Take the lines of the data below from the very first through the line containing "100, 300, 1000];" and output them exactly, pictures excluded.

··· COLLECTED MATERIAL

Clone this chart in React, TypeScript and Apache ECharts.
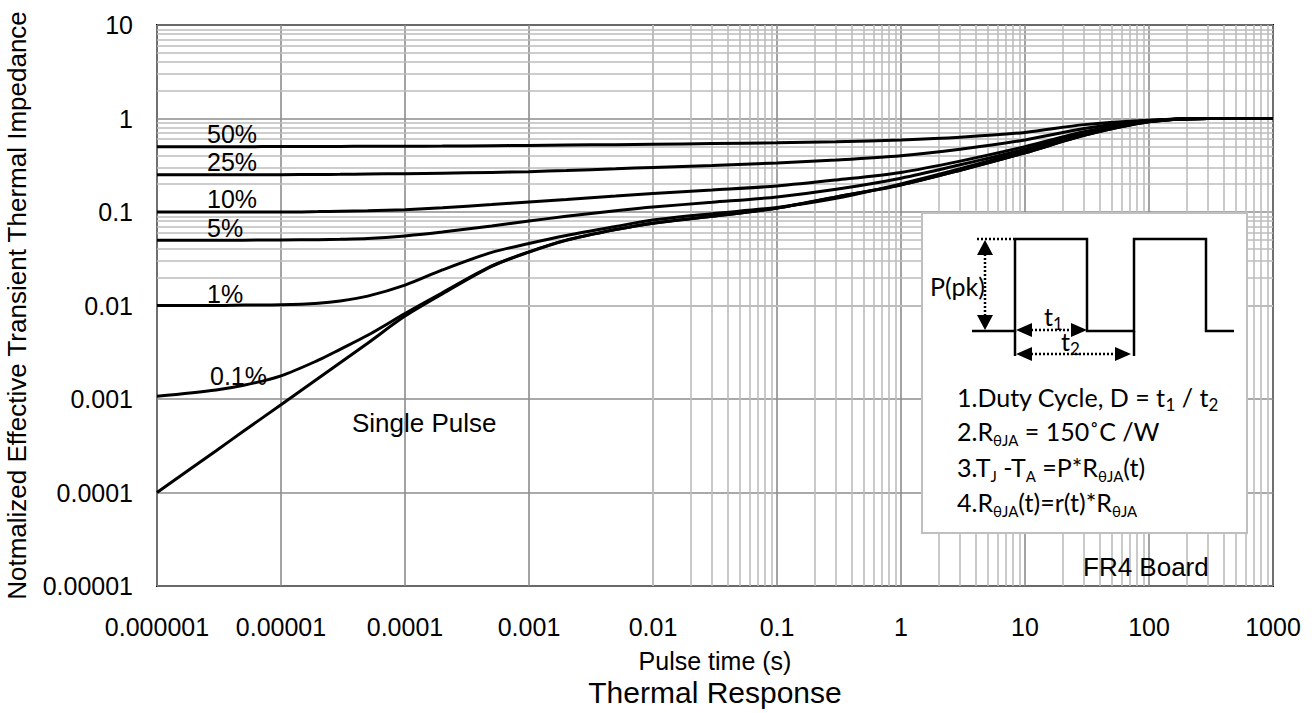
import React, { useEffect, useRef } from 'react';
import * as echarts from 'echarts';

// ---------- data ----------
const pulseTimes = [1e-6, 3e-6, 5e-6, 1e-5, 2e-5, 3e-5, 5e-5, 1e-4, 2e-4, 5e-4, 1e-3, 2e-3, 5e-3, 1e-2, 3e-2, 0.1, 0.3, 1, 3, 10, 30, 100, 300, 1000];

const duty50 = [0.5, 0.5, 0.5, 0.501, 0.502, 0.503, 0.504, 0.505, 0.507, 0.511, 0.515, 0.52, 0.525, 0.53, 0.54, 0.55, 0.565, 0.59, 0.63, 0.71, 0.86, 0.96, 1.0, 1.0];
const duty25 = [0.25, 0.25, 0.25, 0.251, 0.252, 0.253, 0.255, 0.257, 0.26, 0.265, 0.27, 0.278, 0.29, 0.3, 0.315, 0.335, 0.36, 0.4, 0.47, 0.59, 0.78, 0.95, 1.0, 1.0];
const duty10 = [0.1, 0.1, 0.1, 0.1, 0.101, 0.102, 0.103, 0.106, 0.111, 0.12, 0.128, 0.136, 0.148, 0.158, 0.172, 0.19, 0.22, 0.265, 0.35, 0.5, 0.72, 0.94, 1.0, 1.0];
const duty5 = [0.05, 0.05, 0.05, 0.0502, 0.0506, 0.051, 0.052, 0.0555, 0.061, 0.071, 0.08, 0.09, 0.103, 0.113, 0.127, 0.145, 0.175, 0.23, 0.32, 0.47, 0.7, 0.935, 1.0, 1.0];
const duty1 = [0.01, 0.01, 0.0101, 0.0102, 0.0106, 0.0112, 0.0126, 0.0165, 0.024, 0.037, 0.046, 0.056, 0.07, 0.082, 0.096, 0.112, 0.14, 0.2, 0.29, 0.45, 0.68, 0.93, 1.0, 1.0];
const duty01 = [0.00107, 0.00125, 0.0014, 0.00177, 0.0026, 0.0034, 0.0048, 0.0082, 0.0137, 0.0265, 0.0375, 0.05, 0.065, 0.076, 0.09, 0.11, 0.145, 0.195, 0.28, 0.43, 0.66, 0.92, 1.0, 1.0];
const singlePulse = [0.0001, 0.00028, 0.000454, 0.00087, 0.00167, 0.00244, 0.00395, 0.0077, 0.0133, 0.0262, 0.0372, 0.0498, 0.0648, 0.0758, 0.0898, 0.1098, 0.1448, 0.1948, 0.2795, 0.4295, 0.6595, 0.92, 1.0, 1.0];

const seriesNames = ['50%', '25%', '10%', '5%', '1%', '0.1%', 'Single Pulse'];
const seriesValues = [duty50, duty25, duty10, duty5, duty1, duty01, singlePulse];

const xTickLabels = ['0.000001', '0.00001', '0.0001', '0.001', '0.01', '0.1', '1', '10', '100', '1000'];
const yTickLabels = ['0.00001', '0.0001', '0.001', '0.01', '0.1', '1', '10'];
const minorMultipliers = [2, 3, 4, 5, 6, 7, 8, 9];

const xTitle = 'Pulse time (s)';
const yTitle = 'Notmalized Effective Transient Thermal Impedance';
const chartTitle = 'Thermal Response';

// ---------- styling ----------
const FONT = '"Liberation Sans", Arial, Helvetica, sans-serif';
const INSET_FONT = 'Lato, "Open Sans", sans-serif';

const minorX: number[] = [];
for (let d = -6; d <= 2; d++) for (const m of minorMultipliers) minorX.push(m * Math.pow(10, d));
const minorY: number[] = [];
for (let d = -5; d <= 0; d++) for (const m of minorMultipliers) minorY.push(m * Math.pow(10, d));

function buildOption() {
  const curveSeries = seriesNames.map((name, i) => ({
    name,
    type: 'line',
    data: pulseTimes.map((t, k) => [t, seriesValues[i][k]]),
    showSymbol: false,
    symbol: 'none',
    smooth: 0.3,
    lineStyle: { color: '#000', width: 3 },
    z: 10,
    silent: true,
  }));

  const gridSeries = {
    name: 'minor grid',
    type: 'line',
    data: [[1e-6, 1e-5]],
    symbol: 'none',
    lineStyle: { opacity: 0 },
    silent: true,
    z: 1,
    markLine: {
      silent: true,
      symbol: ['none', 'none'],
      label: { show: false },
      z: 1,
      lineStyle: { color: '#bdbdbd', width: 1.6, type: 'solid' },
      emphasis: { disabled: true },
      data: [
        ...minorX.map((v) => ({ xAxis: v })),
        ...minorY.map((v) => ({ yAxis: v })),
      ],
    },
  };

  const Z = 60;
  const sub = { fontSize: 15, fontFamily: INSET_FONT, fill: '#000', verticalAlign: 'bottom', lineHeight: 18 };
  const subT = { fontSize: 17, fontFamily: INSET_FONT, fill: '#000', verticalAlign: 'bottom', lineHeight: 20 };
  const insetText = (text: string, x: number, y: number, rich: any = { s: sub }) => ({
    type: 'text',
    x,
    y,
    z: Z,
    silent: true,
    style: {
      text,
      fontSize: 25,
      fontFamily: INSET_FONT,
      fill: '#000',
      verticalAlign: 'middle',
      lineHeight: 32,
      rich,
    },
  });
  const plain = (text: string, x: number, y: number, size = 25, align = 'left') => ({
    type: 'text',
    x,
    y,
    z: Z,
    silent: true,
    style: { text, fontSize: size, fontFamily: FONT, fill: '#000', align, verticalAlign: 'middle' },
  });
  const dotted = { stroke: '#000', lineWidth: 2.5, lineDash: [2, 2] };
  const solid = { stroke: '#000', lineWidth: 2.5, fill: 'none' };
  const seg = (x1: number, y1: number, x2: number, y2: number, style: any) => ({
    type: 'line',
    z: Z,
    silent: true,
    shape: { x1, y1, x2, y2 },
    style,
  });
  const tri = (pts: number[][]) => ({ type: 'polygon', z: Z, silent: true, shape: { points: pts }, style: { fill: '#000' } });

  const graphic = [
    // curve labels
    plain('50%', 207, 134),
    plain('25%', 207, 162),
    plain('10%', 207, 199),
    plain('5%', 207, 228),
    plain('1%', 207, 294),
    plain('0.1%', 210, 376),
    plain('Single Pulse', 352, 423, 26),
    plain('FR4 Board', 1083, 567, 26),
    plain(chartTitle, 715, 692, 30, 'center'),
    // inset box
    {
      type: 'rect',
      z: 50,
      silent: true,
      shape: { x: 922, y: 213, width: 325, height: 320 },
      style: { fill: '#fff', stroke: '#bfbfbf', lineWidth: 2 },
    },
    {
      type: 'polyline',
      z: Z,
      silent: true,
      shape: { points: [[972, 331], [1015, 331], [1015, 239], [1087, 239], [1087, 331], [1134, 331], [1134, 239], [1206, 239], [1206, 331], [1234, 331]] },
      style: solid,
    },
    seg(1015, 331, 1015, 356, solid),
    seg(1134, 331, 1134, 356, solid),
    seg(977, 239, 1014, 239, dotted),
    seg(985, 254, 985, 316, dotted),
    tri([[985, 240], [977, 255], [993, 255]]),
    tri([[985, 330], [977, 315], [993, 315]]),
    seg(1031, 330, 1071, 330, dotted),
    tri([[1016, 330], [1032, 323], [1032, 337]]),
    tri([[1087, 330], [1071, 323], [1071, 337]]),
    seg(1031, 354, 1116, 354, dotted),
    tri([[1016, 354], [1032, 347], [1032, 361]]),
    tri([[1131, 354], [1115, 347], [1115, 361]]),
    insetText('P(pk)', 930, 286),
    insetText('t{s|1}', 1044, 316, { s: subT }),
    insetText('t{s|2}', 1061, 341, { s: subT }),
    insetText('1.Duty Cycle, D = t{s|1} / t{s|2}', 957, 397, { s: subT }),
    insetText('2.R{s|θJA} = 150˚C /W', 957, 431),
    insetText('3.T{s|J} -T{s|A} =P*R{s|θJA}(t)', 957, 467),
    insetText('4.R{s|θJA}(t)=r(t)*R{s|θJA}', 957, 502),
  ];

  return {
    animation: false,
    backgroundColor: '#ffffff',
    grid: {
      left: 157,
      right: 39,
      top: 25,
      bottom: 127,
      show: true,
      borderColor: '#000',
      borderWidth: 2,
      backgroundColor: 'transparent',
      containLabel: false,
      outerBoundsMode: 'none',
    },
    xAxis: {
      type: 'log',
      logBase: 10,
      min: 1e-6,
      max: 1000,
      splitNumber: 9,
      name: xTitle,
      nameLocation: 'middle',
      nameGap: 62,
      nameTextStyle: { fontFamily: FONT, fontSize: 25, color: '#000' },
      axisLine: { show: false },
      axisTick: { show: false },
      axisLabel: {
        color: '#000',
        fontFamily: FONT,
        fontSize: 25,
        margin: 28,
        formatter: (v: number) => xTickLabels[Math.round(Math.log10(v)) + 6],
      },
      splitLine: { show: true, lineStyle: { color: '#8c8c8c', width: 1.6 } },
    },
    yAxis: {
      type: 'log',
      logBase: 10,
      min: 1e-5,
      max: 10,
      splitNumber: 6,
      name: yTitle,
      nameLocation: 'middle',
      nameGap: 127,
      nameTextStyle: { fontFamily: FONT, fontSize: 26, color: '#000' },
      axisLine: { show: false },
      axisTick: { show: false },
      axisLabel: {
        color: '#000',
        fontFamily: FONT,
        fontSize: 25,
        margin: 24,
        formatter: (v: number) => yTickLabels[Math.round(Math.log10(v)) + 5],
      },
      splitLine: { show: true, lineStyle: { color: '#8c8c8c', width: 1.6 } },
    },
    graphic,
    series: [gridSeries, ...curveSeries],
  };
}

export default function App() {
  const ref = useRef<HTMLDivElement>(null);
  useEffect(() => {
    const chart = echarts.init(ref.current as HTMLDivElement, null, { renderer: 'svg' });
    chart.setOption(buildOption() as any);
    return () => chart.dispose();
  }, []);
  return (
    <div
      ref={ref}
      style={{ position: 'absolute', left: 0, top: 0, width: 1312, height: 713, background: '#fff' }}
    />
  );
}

······

- _OUTPUT BELOW_
Clone this chart in React, TypeScript and Apache ECharts.
import React, { useEffect, useRef } from 'react';
import * as echarts from 'echarts';

// ---------- data ----------
const pulseTimes = [1e-6, 3e-6, 5e-6, 1e-5, 2e-5, 3e-5, 5e-5, 1e-4, 2e-4, 5e-4, 1e-3, 2e-3, 5e-3, 1e-2, 3e-2, 0.1, 0.3, 1, 3, 10, 30, 100, 300, 1000];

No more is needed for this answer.